Friday, April 22, 2011

An Exercise in Foolishness

Florida pastor Terry Jones was going to hold a protest today in Dearborn against Sharia law in the United States. He apparently does not know what Sharia law is, but hey, why let that stop him.

However, the city of Dearborn refused to give him a permit for the place he wanted to hold it, and so the matter ended up in court where a jury agreed with the prosecutors that the protest was likely to cause a breach of the peace, thus breaking a little used law written before Lincoln was president (Abraham Lincoln, that is). The prosecutor wanted a $45,000 “peace bond” to pay for the costs of police overtime and other costs to the city. The judge set the bond at $1 and ordered Jones and his assistant to stay away from the mosque for three years.

There are some interesting things here.

One is the issue of free speech. Can a protest be restricted? Jones said no. The jury said yes. Historically, free speech has been given a pretty wide berth. Not today, however.

Here’s the rub: They were being restricted based merely on the possibility that someone else might do something—namely, disturb the peace. To me, it’s a strange thing that the court was tied up trying a case that hadn’t even happened. There were no facts for the jury to consider. It was all based on speculation.

Dearborn can say this wasn’t about content (and they are). But they were worried that the content of his speech might incite a “breach of the peace.”

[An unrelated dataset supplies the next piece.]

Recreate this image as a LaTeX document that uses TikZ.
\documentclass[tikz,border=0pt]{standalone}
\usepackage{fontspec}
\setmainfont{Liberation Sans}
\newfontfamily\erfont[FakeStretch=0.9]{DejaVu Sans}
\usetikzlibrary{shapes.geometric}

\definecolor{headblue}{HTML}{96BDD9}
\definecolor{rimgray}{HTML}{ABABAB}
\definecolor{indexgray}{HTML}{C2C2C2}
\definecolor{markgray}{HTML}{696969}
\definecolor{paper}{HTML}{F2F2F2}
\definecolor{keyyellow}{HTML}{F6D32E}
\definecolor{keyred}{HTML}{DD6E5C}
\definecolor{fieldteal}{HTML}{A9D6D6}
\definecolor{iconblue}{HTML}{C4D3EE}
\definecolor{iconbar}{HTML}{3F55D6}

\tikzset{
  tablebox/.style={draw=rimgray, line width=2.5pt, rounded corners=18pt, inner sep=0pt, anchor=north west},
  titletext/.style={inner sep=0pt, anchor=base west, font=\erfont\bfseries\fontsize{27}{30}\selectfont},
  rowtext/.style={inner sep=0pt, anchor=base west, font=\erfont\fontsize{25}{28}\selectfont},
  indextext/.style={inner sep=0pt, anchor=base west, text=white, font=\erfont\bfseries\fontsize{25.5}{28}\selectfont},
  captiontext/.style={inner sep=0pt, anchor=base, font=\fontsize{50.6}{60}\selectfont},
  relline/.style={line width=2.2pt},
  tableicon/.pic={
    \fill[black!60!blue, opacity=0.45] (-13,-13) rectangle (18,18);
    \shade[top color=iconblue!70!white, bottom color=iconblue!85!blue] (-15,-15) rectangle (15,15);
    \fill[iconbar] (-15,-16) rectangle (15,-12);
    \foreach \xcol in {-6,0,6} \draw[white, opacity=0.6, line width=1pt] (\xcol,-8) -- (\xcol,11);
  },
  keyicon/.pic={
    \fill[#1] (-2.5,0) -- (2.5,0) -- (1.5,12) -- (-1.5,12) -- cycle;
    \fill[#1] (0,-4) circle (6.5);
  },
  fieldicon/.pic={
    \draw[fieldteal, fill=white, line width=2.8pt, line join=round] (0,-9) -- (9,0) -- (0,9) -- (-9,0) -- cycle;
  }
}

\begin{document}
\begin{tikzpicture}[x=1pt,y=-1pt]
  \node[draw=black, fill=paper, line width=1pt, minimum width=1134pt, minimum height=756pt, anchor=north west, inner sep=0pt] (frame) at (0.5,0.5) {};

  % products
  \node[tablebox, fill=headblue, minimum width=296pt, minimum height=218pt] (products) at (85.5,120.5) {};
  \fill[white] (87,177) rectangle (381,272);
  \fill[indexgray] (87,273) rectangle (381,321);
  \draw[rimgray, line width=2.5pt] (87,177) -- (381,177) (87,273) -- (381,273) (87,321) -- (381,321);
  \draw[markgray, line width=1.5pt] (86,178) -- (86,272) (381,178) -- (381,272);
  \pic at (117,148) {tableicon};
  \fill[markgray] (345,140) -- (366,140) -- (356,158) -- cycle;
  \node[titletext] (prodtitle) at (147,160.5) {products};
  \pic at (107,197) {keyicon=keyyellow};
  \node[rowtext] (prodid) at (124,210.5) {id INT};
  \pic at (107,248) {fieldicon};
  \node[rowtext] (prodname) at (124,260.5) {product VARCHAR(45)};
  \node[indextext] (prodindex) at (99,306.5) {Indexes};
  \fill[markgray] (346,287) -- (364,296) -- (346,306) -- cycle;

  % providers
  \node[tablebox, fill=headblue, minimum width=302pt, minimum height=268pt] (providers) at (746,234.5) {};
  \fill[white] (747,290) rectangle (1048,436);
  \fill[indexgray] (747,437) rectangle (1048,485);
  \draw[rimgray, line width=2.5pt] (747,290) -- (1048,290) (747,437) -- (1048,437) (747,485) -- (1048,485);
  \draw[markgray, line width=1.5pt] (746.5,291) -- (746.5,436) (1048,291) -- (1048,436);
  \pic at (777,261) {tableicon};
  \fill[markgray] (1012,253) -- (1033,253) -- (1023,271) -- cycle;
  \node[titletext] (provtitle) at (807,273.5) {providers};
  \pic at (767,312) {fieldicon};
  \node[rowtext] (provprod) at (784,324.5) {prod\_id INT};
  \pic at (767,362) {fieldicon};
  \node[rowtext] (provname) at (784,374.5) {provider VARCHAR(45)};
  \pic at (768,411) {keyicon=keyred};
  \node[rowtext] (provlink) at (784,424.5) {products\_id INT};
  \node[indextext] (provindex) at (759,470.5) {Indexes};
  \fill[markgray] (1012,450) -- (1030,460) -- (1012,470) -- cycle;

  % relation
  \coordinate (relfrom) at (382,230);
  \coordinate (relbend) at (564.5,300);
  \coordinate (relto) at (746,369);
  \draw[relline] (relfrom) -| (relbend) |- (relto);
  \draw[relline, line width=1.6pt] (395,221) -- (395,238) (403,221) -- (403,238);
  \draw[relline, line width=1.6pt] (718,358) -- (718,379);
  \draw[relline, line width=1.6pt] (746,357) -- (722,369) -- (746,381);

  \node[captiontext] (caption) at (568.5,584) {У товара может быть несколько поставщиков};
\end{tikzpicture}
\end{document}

I think there’s a good case that this should have never gotten to court to begin with.

And the irony is that if it would not have gone to court, things would have actually been better because in the end, taking Jones to court in an effort to preserve the peace didn’t work. A crowd of several hundred people gathered in a counter-protest, thus requiring the police presence that the peace bond was was supposed to pay for. Except the bond didn’t get paid.

And then Jones went to jail for refusing to pay the bond for a protest that had not yet happened. In other words, he went to jail for something he had not yet done, and was not even required to do.

The crowd that gathered was pretty rude and loud, both at the courthouse as well as at the police station. The anger and hatred in the crowd was probably worse than the protest would have been.

I think this is a place where Proverbs 26:4 takes over. Terry Jones is a fool. By answering him, the city of Dearborn gave him not just fifteen minutes of fame, but a whole day, and more to come.

Had they not taken him to court, the rains would have severely dampened any protest. And ignoring him would have been the worst thing you could do to him. He wants publicity. And this gave him far more than a little protest in Dearborn would have given him.

You see, there are some things in life that you make worse by responding to.

This was one of them.

My bet is that this isn’t over.

Dearborn’s effort to save a few thousand dollars on a protest is going to end up costing them a lot more by the time this is litigated.

And Jones got what he wanted. He got a lot of publicity for his cause (more than he ever would have gotten through a simple protest). He also gets to claim the city of Dearborn is being run by Sharia law and is acting unconstitutionally.

All in all, the jury made a bad mistake. The City of Dearborn made a worse one.

The loser is the constitution.

The winner is, believe it or not, none other than Terry Jones.